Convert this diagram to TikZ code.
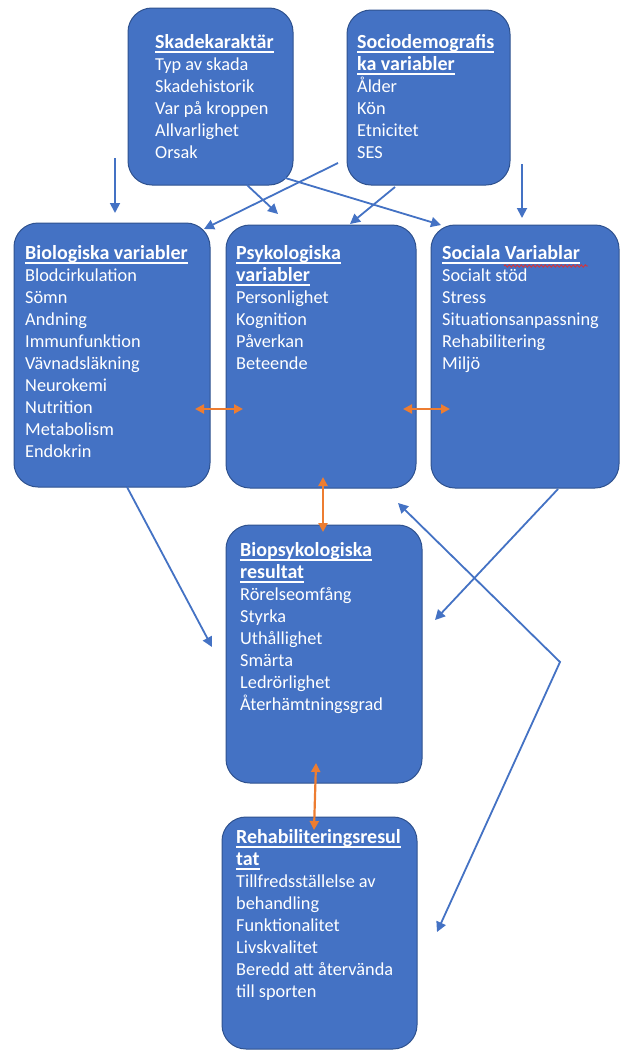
\documentclass[tikz,border=0pt]{standalone}
\usepackage{fontspec}
\setmainfont{Carlito}
\newsavebox{\tulbox}
\newcommand{\tul}[1]{\sbox{\tulbox}{#1}\rlap{\rule[-4.8pt]{\wd\tulbox}{1.6pt}}\usebox{\tulbox}}
\newcommand{\ttl}[1]{{\fontsize{20}{22}\selectfont\bfseries\tul{#1}}}
\usetikzlibrary{arrows.meta,decorations.pathmorphing}
\definecolor{boxblue}{HTML}{4472C4}
\definecolor{boxedge}{HTML}{2F528F}
\definecolor{arrblue}{HTML}{4472C4}
\definecolor{arrorange}{HTML}{ED7D31}
\definecolor{spellred}{HTML}{E03030}
\begin{document}
\begin{tikzpicture}[x=1pt,y=-1pt,
  box/.style={draw=boxedge, line width=1pt, fill=boxblue, rounded corners=24pt, inner sep=0pt, outer sep=0pt, anchor=north west},
  txt/.style={anchor=north west, inner sep=0pt, align=left, text=white, font=\fontsize{18.3}{22}\selectfont},
  blarrow/.style={draw=arrblue, line width=1.8pt, -{Triangle[length=10pt,width=10pt]}},
  blboth/.style={draw=arrblue, line width=1.8pt, {Triangle[length=10pt,width=10pt]}-{Triangle[length=10pt,width=10pt]}},
  orarrow/.style={draw=arrorange, line width=2.2pt, {Triangle[length=9pt,width=9pt]}-{Triangle[length=9pt,width=9pt]}}]
\fill[white] (0,0) rectangle (620,1052);
\useasboundingbox (0,0) rectangle (620,1052);

% boxes
\node[box, minimum width=165pt, minimum height=177pt] (skade) at (128,8) {};
\node[box, minimum width=163pt, minimum height=175pt] (socio) at (347,10) {};
\node[box, minimum width=196pt, minimum height=264pt] (bio) at (14,223) {};
\node[box, minimum width=190pt, minimum height=263pt] (psyk) at (226,225) {};
\node[box, minimum width=188pt, minimum height=263pt] (soc) at (431,225) {};
\node[box, minimum width=196pt, minimum height=258pt] (biopsy) at (226,525) {};
\node[box, minimum width=195pt, minimum height=232pt] (rehab) at (222,817) {};

% texts
\node[txt] (skadetxt) at (155,32.6) {\strut\ttl{Skadekaraktär}\\Typ av skada\\Skadehistorik\\Var på kroppen\\Allvarlighet\\Orsak};
\node[txt] (sociotxt) at (357,32.6) {\strut\ttl{Sociodemografis}\\\ttl{ka variabler}\\Ålder\\Kön\\Etnicitet\\SES};
\node[txt] (biotxt) at (25,243.6) {\strut\ttl{Biologiska variabler}\\Blodcirkulation\\Sömn\\Andning\\Immunfunktion\\Vävnadsläkning\\Neurokemi\\Nutrition\\Metabolism\\Endokrin};
\node[txt] (psyktxt) at (236,243.6) {\strut\ttl{Psykologiska}\\\ttl{variabler}\\Personlighet\\Kognition\\Påverkan\\Beteende};
\node[txt] (soctxt) at (442,243.6) {\strut\ttl{Sociala Variablar}\\Socialt stöd\\Stress\\Situationsanpassning\\Rehabilitering\\Miljö};
\node[txt] (biopsytxt) at (240,540.6) {\strut\ttl{Biopsykologiska}\\\ttl{resultat}\\Rörelseomfång\\Styrka\\Uthållighet\\Smärta\\Ledrörlighet\\Återhämtningsgrad};
\node[txt] (rehabtxt) at (236,827.6) {\strut\ttl{Rehabiliteringsresul}\\\ttl{tat}\\Tillfredsställelse av\\behandling\\Funktionalitet\\Livskvalitet\\Beredd att återvända\\till sporten};

% spell-check wave
\coordinate (sw1) at (504,266);
\coordinate (sw2) at (588,266);
\draw[spellred, line width=0.8pt, decorate, decoration={snake, amplitude=1.2pt, segment length=4pt}] (sw1) -- (sw2);

% blue arrow end points
\coordinate (a1s) at (115,158);  \coordinate (a1e) at (115,213);
\coordinate (a2s) at (247,185);  \coordinate (a2e) at (278,214);
\coordinate (a3s) at (282,177);  \coordinate (a3e) at (441,225);
\coordinate (a4s) at (338,163);  \coordinate (a4e) at (204,229);
\coordinate (a5s) at (395,187);  \coordinate (a5e) at (350,224);
\coordinate (a6s) at (522,164);  \coordinate (a6e) at (522,218);
\coordinate (a7s) at (127,487);  \coordinate (a7e) at (212,647);
\coordinate (a8s) at (558,489);  \coordinate (a8e) at (435,620);
\coordinate (a9a) at (398,503);  \coordinate (a9m) at (560,662);  \coordinate (a9b) at (437,932);

\draw[blarrow] (a1s) -- (a1e);
\draw[blarrow] (a2s) -- (a2e);
\draw[blarrow] (a3s) -- (a3e);
\draw[blarrow] (a4s) -- (a4e);
\draw[blarrow] (a5s) -- (a5e);
\draw[blarrow] (a6s) -- (a6e);
\draw[blarrow] (a7s) -- (a7e);
\draw[blarrow] (a8s) -- (a8e);
\draw[blboth] (a9a) -- (a9m) -- (a9b);

% orange double arrows
\coordinate (o1a) at (195,409); \coordinate (o1b) at (243,409);
\coordinate (o2a) at (403,409); \coordinate (o2b) at (450,409);
\coordinate (o3a) at (323,477); \coordinate (o3b) at (323,532);
\coordinate (o4a) at (316,763); \coordinate (o4b) at (314,830);
\draw[orarrow] (o1a) -- (o1b);
\draw[orarrow] (o2a) -- (o2b);
\draw[orarrow] (o3a) -- (o3b);
\draw[orarrow] (o4a) -- (o4b);
\end{tikzpicture}
\end{document}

━━━━

REQUIRED TASK: Exclude the images and reproduce the remaining data exactly.

THE SOLUTION:
Convert this diagram to TikZ code.
\documentclass[tikz,border=0pt]{standalone}
\usepackage{fontspec}
\setmainfont{Carlito}
\newsavebox{\tulbox}
\newcommand{\tul}[1]{\sbox{\tulbox}{#1}\rlap{\rule[-4.8pt]{\wd\tulbox}{1.6pt}}\usebox{\tulbox}}
\newcommand{\ttl}[1]{{\fontsize{20}{22}\selectfont\bfseries\tul{#1}}}
\usetikzlibrary{arrows.meta,decorations.pathmorphing}
\definecolor{boxblue}{HTML}{4472C4}
\definecolor{boxedge}{HTML}{2F528F}
\definecolor{arrblue}{HTML}{4472C4}
\definecolor{arrorange}{HTML}{ED7D31}
\definecolor{spellred}{HTML}{E03030}
\begin{document}
\begin{tikzpicture}[x=1pt,y=-1pt,
  box/.style={draw=boxedge, line width=1pt, fill=boxblue, rounded corners=24pt, inner sep=0pt, outer sep=0pt, anchor=north west},
  txt/.style={anchor=north west, inner sep=0pt, align=left, text=white, font=\fontsize{18.3}{22}\selectfont},
  blarrow/.style={draw=arrblue, line width=1.8pt, -{Triangle[length=10pt,width=10pt]}},
  blboth/.style={draw=arrblue, line width=1.8pt, {Triangle[length=10pt,width=10pt]}-{Triangle[length=10pt,width=10pt]}},
  orarrow/.style={draw=arrorange, line width=2.2pt, {Triangle[length=9pt,width=9pt]}-{Triangle[length=9pt,width=9pt]}}]
\fill[white] (0,0) rectangle (620,1052);
\useasboundingbox (0,0) rectangle (620,1052);

% boxes
\node[box, minimum width=165pt, minimum height=177pt] (skade) at (128,8) {};
\node[box, minimum width=163pt, minimum height=175pt] (socio) at (347,10) {};
\node[box, minimum width=196pt, minimum height=264pt] (bio) at (14,223) {};
\node[box, minimum width=190pt, minimum height=263pt] (psyk) at (226,225) {};
\node[box, minimum width=188pt, minimum height=263pt] (soc) at (431,225) {};
\node[box, minimum width=196pt, minimum height=258pt] (biopsy) at (226,525) {};
\node[box, minimum width=195pt, minimum height=232pt] (rehab) at (222,817) {};

% texts
\node[txt] (skadetxt) at (155,32.6) {\strut\ttl{Skadekaraktär}\\Typ av skada\\Skadehistorik\\Var på kroppen\\Allvarlighet\\Orsak};
\node[txt] (sociotxt) at (357,32.6) {\strut\ttl{Sociodemografis}\\\ttl{ka variabler}\\Ålder\\Kön\\Etnicitet\\SES};
\node[txt] (biotxt) at (25,243.6) {\strut\ttl{Biologiska variabler}\\Blodcirkulation\\Sömn\\Andning\\Immunfunktion\\Vävnadsläkning\\Neurokemi\\Nutrition\\Metabolism\\Endokrin};
\node[txt] (psyktxt) at (236,243.6) {\strut\ttl{Psykologiska}\\\ttl{variabler}\\Personlighet\\Kognition\\Påverkan\\Beteende};
\node[txt] (soctxt) at (442,243.6) {\strut\ttl{Sociala Variablar}\\Socialt stöd\\Stress\\Situationsanpassning\\Rehabilitering\\Miljö};
\node[txt] (biopsytxt) at (240,540.6) {\strut\ttl{Biopsykologiska}\\\ttl{resultat}\\Rörelseomfång\\Styrka\\Uthållighet\\Smärta\\Ledrörlighet\\Återhämtningsgrad};
\node[txt] (rehabtxt) at (236,827.6) {\strut\ttl{Rehabiliteringsresul}\\\ttl{tat}\\Tillfredsställelse av\\behandling\\Funktionalitet\\Livskvalitet\\Beredd att återvända\\till sporten};

% spell-check wave
\coordinate (sw1) at (504,266);
\coordinate (sw2) at (588,266);
\draw[spellred, line width=0.8pt, decorate, decoration={snake, amplitude=1.2pt, segment length=4pt}] (sw1) -- (sw2);

% blue arrow end points
\coordinate (a1s) at (115,158);  \coordinate (a1e) at (115,213);
\coordinate (a2s) at (247,185);  \coordinate (a2e) at (278,214);
\coordinate (a3s) at (282,177);  \coordinate (a3e) at (441,225);
\coordinate (a4s) at (338,163);  \coordinate (a4e) at (204,229);
\coordinate (a5s) at (395,187);  \coordinate (a5e) at (350,224);
\coordinate (a6s) at (522,164);  \coordinate (a6e) at (522,218);
\coordinate (a7s) at (127,487);  \coordinate (a7e) at (212,647);
\coordinate (a8s) at (558,489);  \coordinate (a8e) at (435,620);
\coordinate (a9a) at (398,503);  \coordinate (a9m) at (560,662);  \coordinate (a9b) at (437,932);

\draw[blarrow] (a1s) -- (a1e);
\draw[blarrow] (a2s) -- (a2e);
\draw[blarrow] (a3s) -- (a3e);
\draw[blarrow] (a4s) -- (a4e);
\draw[blarrow] (a5s) -- (a5e);
\draw[blarrow] (a6s) -- (a6e);
\draw[blarrow] (a7s) -- (a7e);
\draw[blarrow] (a8s) -- (a8e);
\draw[blboth] (a9a) -- (a9m) -- (a9b);

% orange double arrows
\coordinate (o1a) at (195,409); \coordinate (o1b) at (243,409);
\coordinate (o2a) at (403,409); \coordinate (o2b) at (450,409);
\coordinate (o3a) at (323,477); \coordinate (o3b) at (323,532);
\coordinate (o4a) at (316,763); \coordinate (o4b) at (314,830);
\draw[orarrow] (o1a) -- (o1b);
\draw[orarrow] (o2a) -- (o2b);
\draw[orarrow] (o3a) -- (o3b);
\draw[orarrow] (o4a) -- (o4b);
\end{tikzpicture}
\end{document}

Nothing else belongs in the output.